According to a government press release the three priorities will be: 1) strengthening of democracy and the rule of law; 2) promotion of freedom of expression, safety of journalists and digital agenda of the Council of Europe; and 3) advancing reforms of the Council of Europe.
"One of the main tasks of the Latvian Presidency will be to work on the practical implementation of the decisions of the Council of Europe’s summit in Reykjavik – strengthening the role and influence of the Council of Europe, addressing the current challenges in the field of human rights, providing the organisation’s support to Ukraine, including to achieve Russia’s international accountability for the crime of aggression in Ukraine," the release said.
The Latvian Presidency is to include 17 themed events, which will be funded from the 2023 budget, some organised with financial support from the Council of Europe.
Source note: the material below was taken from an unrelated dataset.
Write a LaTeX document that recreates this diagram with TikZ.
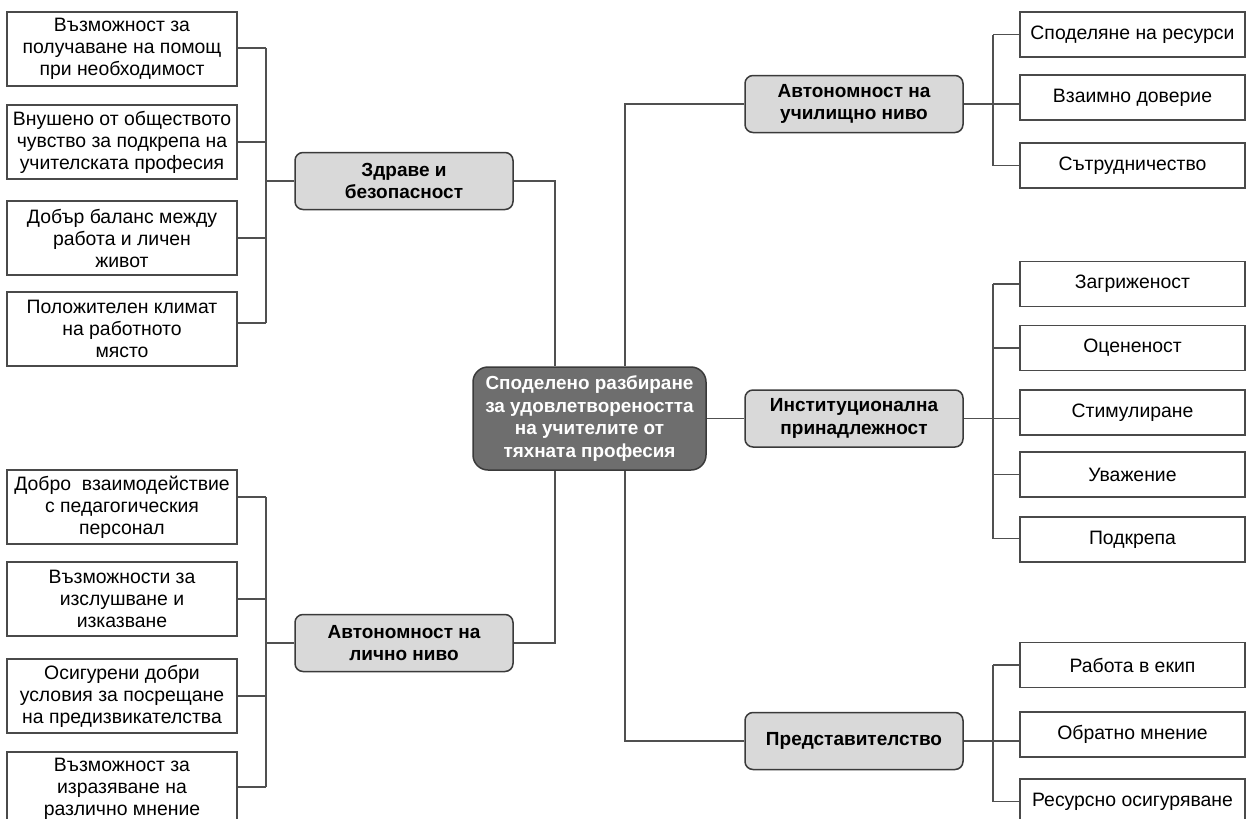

The period of preparations for the Latvian Presidency of @coe Committee of Ministers is concluded by the Government approving the Presidency priorities. @edgarsrinkevics : We’re prepared to take up leadership at the Committee of Ministers. #LVCoE2023— Latvian MFA 🇱🇻 | #StandWithUkraine 🇺🇦 (@Latvian_MFA) May 9, 2023
Latvia will take over the Presidency at the Committee of Ministers of the Council of Europe on May 17 2023 during the 4th Summit of Heads of State and Government of the Council of Europe in Reykjavik, Iceland. This will be Latvia’s second Presidency since joining the organisation. Latvia assumes its Presidency for the period of six months, during which the Latvian Foreign Minister will be the Chair of the Committee of Ministers of the Council of Europe. The duties of the Minister of Foreign Affairs will include reporting to the Parliamentary Assembly of the Council of Europe (PACE) on the work of the Committee of Ministers as well as providing answers to questions from the parliamentarians.
The Council of Europe, created in 1949, is the oldest political organisation in Europe and includes 46 European countries. It is not to be confused with the Council of the European Union – though both use the same flag. Latvia joined the organisation in 1995.